The city essentially created a site for an indoor waterpark and marketed it to players in the industry.
Cantu said the city’s strategy with the family entertainment zone is to aggressively go after chasing entertainment/recreation dollars from throughout the greater region to bulk up the local economy and strengthen the job market.
To that extent, Assistant City Manager Lisa Blackmon noted the city is currently working with investors that want to locate a brew pub near Great Wolf as well.
“We built BLD and pursued Great Wolf not knowing at the time they would anchor a family entertainment zone,” Smail said. “If (the arena project works) it will be the third anchor plus you would see it from the freeway as well.”

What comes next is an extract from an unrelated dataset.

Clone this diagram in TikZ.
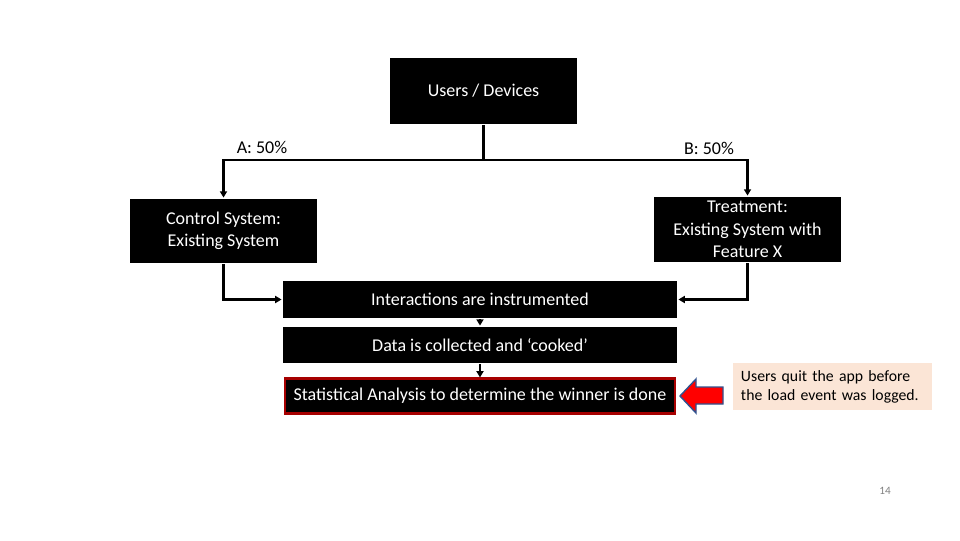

Lutzow said there would likely be some private-public partnership involved that doesn’t jeopardize the general fund. Such an approach was used to secure BLD with $30 million in redevelopment agency funds that is being returned in the form of lease payments to the general fund.
The Great Wolf deal involves sharing room tax the resort creates. Initially Manteca’s annual share is projected to come to $2.4 million after the first full year of operations.
The city’s also is spending close to $10 million to extend Daniels Street to McKinley Avenue complete with underground infrastructure not only for Great Wolf to connect to but more than 90 acres the city owns that it was developed as a family entertainment zone.
Other hockey teams in the Pacific Division are in Bakersfield, San Jose, Colorado, Tucson, Ontario, and San Diego. A team is being added in Palm Springs that will serve as the development affiliate of the National Hockey League’s Seattle expansion team that will start play in the fall of 2021.
A 10,000-seat multi-event area being built in Palm Springs at the Spa Resort Casino owned by the Agua Caliente Band of Cahuilla Indians will serve as home for the AHL expansion team. The arena is costing $250 million to build.